● **GOAL**
Leaving out the pictures, please retype each record exactly.

* begin DATA EXCERPTS *

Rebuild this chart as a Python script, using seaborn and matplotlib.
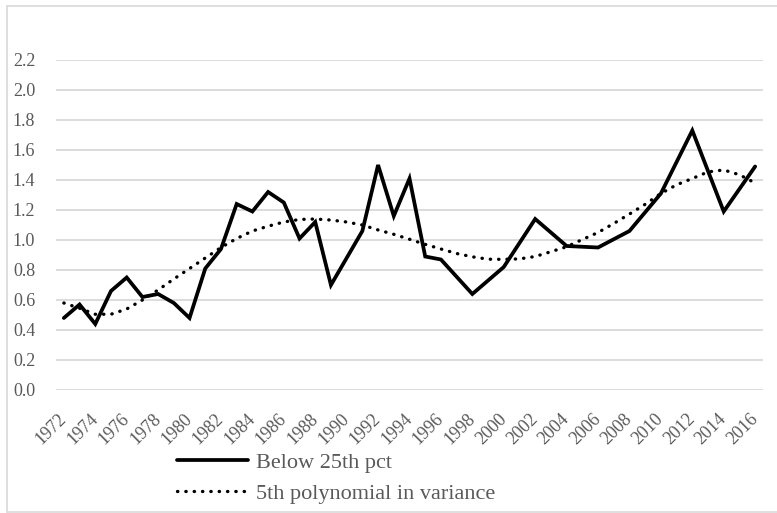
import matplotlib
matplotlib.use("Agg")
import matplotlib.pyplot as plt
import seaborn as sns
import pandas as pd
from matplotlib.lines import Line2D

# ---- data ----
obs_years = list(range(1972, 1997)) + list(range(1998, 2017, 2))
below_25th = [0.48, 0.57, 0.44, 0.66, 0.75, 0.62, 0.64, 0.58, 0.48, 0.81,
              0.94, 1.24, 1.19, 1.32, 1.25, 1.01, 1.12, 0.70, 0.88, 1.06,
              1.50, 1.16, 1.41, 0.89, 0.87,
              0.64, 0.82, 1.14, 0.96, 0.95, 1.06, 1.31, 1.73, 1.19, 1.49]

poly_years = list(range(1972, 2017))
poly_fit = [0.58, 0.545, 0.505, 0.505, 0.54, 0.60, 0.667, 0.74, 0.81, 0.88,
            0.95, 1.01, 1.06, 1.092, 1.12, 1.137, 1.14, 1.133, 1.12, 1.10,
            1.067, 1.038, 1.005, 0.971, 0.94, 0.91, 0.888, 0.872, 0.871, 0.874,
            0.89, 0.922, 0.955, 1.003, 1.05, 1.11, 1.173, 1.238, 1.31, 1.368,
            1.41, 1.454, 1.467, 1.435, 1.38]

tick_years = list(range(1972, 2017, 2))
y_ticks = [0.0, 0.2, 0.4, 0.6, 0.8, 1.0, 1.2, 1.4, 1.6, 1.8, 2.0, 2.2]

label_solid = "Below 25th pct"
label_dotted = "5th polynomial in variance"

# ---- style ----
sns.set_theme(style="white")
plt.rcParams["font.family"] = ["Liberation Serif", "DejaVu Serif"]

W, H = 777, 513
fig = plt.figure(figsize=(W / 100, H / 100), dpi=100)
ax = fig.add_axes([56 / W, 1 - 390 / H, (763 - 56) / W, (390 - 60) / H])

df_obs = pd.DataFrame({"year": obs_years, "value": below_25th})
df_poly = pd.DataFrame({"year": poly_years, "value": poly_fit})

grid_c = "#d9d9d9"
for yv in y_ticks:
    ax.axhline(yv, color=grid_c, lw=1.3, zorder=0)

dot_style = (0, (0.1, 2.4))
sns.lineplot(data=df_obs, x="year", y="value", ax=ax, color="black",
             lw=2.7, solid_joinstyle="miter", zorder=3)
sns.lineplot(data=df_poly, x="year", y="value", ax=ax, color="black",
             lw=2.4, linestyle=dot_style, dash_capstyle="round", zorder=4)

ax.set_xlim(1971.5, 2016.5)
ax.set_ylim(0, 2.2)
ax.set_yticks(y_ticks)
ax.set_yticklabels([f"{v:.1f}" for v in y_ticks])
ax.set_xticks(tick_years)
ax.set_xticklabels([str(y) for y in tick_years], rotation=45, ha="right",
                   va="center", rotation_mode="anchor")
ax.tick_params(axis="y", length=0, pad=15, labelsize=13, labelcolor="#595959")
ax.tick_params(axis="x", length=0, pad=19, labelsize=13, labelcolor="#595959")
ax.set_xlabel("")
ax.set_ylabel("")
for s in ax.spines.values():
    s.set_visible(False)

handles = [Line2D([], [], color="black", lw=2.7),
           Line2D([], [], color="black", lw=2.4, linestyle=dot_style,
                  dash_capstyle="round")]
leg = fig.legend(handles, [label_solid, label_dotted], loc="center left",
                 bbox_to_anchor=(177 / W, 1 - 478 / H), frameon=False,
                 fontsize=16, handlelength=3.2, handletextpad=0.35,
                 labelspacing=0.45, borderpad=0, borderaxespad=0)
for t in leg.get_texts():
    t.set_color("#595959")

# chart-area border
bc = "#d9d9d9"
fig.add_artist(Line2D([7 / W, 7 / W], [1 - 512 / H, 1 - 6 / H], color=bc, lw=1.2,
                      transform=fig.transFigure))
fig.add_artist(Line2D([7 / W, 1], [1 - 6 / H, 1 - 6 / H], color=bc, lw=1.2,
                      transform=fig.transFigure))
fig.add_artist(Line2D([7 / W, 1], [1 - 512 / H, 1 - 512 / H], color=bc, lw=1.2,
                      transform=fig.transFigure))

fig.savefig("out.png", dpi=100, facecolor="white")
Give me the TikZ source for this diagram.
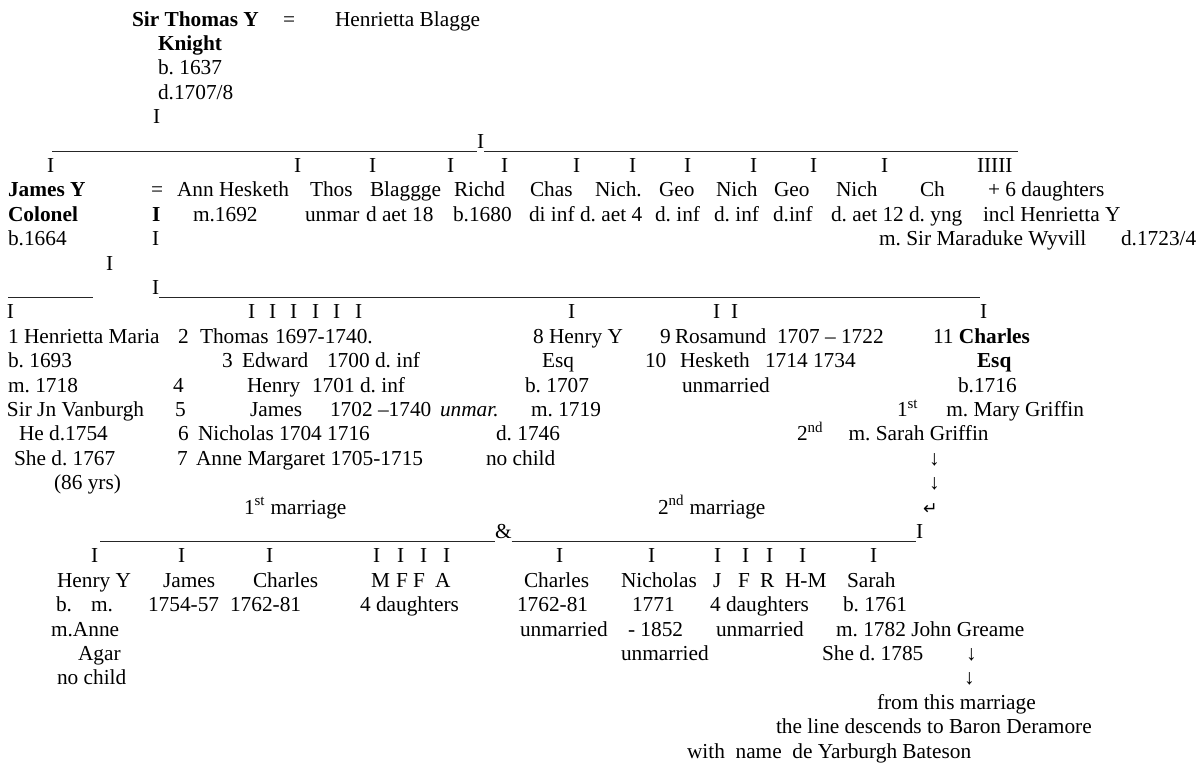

* end DATA EXCERPTS *

● **TASK ANSWER**
Rebuild this chart as a Python script, using seaborn and matplotlib.
import matplotlib
matplotlib.use("Agg")
import matplotlib.pyplot as plt
import seaborn as sns
import pandas as pd
from matplotlib.lines import Line2D

# ---- data ----
obs_years = list(range(1972, 1997)) + list(range(1998, 2017, 2))
below_25th = [0.48, 0.57, 0.44, 0.66, 0.75, 0.62, 0.64, 0.58, 0.48, 0.81,
              0.94, 1.24, 1.19, 1.32, 1.25, 1.01, 1.12, 0.70, 0.88, 1.06,
              1.50, 1.16, 1.41, 0.89, 0.87,
              0.64, 0.82, 1.14, 0.96, 0.95, 1.06, 1.31, 1.73, 1.19, 1.49]

poly_years = list(range(1972, 2017))
poly_fit = [0.58, 0.545, 0.505, 0.505, 0.54, 0.60, 0.667, 0.74, 0.81, 0.88,
            0.95, 1.01, 1.06, 1.092, 1.12, 1.137, 1.14, 1.133, 1.12, 1.10,
            1.067, 1.038, 1.005, 0.971, 0.94, 0.91, 0.888, 0.872, 0.871, 0.874,
            0.89, 0.922, 0.955, 1.003, 1.05, 1.11, 1.173, 1.238, 1.31, 1.368,
            1.41, 1.454, 1.467, 1.435, 1.38]

tick_years = list(range(1972, 2017, 2))
y_ticks = [0.0, 0.2, 0.4, 0.6, 0.8, 1.0, 1.2, 1.4, 1.6, 1.8, 2.0, 2.2]

label_solid = "Below 25th pct"
label_dotted = "5th polynomial in variance"

# ---- style ----
sns.set_theme(style="white")
plt.rcParams["font.family"] = ["Liberation Serif", "DejaVu Serif"]

W, H = 777, 513
fig = plt.figure(figsize=(W / 100, H / 100), dpi=100)
ax = fig.add_axes([56 / W, 1 - 390 / H, (763 - 56) / W, (390 - 60) / H])

df_obs = pd.DataFrame({"year": obs_years, "value": below_25th})
df_poly = pd.DataFrame({"year": poly_years, "value": poly_fit})

grid_c = "#d9d9d9"
for yv in y_ticks:
    ax.axhline(yv, color=grid_c, lw=1.3, zorder=0)

dot_style = (0, (0.1, 2.4))
sns.lineplot(data=df_obs, x="year", y="value", ax=ax, color="black",
             lw=2.7, solid_joinstyle="miter", zorder=3)
sns.lineplot(data=df_poly, x="year", y="value", ax=ax, color="black",
             lw=2.4, linestyle=dot_style, dash_capstyle="round", zorder=4)

ax.set_xlim(1971.5, 2016.5)
ax.set_ylim(0, 2.2)
ax.set_yticks(y_ticks)
ax.set_yticklabels([f"{v:.1f}" for v in y_ticks])
ax.set_xticks(tick_years)
ax.set_xticklabels([str(y) for y in tick_years], rotation=45, ha="right",
                   va="center", rotation_mode="anchor")
ax.tick_params(axis="y", length=0, pad=15, labelsize=13, labelcolor="#595959")
ax.tick_params(axis="x", length=0, pad=19, labelsize=13, labelcolor="#595959")
ax.set_xlabel("")
ax.set_ylabel("")
for s in ax.spines.values():
    s.set_visible(False)

handles = [Line2D([], [], color="black", lw=2.7),
           Line2D([], [], color="black", lw=2.4, linestyle=dot_style,
                  dash_capstyle="round")]
leg = fig.legend(handles, [label_solid, label_dotted], loc="center left",
                 bbox_to_anchor=(177 / W, 1 - 478 / H), frameon=False,
                 fontsize=16, handlelength=3.2, handletextpad=0.35,
                 labelspacing=0.45, borderpad=0, borderaxespad=0)
for t in leg.get_texts():
    t.set_color("#595959")

# chart-area border
bc = "#d9d9d9"
fig.add_artist(Line2D([7 / W, 7 / W], [1 - 512 / H, 1 - 6 / H], color=bc, lw=1.2,
                      transform=fig.transFigure))
fig.add_artist(Line2D([7 / W, 1], [1 - 6 / H, 1 - 6 / H], color=bc, lw=1.2,
                      transform=fig.transFigure))
fig.add_artist(Line2D([7 / W, 1], [1 - 512 / H, 1 - 512 / H], color=bc, lw=1.2,
                      transform=fig.transFigure))

fig.savefig("out.png", dpi=100, facecolor="white")
Give me the TikZ source for this diagram.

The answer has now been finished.